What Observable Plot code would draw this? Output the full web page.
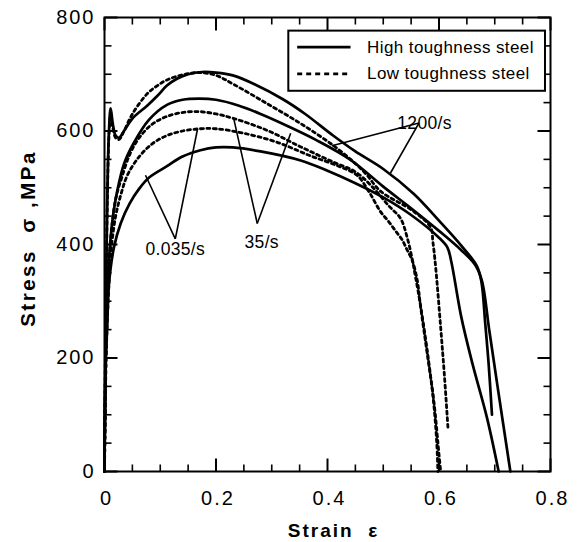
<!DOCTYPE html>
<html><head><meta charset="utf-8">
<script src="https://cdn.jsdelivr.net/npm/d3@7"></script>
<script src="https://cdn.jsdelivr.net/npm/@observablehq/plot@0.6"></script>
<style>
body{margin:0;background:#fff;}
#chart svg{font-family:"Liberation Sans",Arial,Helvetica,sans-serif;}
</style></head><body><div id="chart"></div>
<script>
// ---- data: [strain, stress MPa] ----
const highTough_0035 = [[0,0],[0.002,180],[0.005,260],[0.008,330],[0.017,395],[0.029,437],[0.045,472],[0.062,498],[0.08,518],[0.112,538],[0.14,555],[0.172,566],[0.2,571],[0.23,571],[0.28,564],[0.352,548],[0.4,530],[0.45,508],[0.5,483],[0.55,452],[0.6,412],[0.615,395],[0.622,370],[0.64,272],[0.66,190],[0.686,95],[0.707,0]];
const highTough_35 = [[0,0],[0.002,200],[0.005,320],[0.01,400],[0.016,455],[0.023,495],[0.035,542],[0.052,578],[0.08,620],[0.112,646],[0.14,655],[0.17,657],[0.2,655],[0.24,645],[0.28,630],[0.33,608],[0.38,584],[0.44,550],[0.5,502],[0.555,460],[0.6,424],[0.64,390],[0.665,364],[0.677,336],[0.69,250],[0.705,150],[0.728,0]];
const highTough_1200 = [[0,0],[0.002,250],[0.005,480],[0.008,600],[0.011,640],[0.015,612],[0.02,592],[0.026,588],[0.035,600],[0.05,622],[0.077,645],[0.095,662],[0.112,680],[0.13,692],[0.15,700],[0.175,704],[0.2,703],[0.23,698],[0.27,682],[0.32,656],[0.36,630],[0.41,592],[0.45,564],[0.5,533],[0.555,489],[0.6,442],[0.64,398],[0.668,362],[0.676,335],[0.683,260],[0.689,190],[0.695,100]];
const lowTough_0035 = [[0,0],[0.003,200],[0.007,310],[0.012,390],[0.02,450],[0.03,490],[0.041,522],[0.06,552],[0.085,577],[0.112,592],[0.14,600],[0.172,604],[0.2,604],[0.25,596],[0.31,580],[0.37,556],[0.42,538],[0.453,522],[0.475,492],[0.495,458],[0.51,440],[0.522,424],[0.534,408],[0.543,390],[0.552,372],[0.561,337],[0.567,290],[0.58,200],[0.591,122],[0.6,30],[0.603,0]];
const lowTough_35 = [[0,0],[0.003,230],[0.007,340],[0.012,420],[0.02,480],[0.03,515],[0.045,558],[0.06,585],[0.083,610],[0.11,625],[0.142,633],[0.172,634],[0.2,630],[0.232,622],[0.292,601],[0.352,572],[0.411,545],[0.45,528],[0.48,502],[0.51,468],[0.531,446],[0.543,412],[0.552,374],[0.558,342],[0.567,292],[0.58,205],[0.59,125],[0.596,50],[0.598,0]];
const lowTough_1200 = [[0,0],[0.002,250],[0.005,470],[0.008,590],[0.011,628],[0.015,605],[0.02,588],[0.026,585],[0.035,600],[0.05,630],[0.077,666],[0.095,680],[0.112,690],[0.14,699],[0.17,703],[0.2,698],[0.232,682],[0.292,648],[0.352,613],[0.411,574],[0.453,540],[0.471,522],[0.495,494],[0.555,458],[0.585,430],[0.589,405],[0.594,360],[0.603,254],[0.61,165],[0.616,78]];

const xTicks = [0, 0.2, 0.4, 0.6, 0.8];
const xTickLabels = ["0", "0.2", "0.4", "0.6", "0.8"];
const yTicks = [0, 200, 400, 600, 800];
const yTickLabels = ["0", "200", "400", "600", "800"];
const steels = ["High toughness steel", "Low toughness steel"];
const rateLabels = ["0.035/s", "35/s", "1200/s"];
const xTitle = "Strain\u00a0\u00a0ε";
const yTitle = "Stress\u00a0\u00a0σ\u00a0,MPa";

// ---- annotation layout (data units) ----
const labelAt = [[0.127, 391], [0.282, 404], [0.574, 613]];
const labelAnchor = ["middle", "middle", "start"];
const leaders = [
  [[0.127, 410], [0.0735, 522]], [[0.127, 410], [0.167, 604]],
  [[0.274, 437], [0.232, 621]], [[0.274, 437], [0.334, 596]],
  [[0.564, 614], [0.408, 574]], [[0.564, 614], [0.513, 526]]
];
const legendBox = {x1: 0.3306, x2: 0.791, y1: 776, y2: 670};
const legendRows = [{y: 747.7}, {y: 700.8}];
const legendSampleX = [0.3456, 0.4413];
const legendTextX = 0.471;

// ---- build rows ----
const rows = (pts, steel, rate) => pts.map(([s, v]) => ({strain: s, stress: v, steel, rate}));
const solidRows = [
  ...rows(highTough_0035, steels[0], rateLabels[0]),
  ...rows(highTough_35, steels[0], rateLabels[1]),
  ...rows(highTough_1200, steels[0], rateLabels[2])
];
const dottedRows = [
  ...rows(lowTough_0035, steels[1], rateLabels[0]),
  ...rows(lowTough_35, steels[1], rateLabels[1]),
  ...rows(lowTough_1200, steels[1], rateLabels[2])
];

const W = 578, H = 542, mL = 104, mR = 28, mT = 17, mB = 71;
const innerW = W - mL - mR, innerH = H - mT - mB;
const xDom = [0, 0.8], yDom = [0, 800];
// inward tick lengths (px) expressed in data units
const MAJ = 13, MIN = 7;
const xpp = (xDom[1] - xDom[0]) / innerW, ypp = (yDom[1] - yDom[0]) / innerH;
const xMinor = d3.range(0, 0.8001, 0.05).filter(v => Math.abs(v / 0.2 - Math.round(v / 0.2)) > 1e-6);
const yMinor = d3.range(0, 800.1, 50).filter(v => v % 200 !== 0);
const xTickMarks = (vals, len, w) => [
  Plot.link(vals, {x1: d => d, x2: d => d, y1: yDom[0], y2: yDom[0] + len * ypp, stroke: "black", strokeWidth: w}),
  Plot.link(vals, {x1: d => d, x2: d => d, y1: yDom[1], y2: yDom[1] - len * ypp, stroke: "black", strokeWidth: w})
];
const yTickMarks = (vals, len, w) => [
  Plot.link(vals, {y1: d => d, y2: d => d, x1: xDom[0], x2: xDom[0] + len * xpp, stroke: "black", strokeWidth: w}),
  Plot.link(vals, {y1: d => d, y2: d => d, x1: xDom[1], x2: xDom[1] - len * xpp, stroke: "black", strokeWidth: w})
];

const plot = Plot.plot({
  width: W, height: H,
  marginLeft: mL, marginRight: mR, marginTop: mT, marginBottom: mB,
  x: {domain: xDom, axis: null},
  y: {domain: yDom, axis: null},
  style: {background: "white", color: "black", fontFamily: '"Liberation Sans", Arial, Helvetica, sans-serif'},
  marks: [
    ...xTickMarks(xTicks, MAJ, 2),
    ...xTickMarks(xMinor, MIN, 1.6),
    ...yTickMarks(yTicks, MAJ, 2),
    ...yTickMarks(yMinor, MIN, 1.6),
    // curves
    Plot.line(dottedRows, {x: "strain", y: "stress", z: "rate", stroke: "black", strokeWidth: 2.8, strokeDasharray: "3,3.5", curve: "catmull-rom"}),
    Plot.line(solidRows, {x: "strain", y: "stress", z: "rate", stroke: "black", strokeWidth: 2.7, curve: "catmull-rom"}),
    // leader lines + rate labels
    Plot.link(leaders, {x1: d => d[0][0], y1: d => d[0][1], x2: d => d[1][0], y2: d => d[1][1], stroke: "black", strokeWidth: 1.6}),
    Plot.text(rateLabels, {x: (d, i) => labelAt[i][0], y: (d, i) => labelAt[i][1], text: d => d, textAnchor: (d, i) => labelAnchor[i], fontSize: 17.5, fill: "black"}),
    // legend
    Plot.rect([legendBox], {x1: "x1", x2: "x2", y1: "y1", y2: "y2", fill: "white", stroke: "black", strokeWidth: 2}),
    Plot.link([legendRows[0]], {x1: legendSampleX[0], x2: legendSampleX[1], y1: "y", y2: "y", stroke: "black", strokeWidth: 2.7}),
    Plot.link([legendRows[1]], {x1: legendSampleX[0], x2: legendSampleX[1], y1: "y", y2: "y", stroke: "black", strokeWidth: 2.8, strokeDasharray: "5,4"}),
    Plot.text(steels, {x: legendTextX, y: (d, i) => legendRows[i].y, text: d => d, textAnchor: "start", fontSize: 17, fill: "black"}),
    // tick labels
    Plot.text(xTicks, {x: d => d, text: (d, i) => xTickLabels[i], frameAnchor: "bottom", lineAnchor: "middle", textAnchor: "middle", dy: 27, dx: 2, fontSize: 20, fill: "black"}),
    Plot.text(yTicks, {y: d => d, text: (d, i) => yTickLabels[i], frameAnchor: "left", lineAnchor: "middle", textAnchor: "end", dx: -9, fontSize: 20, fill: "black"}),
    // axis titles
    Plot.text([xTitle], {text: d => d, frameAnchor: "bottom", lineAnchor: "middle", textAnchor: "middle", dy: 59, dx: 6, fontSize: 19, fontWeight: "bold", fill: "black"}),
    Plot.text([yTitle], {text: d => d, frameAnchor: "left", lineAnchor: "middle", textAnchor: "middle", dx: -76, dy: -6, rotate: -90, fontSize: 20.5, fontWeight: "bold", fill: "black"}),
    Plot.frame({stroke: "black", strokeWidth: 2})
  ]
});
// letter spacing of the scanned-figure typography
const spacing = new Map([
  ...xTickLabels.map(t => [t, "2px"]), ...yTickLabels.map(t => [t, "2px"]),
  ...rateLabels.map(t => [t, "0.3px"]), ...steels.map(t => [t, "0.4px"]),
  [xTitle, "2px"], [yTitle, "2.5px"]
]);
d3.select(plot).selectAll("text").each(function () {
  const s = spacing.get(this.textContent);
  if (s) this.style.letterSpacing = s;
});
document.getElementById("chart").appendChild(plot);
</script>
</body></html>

▬▬▬▬▬▬▬▬▬▬

▸ PROBLEM STATEMENT:
Pull out all lines containing "this".

▸ WRITTEN RESPONSE:
What Observable Plot code would draw this? Output the full web page.
  const s = spacing.get(this.textContent);
  if (s) this.style.letterSpacing = s;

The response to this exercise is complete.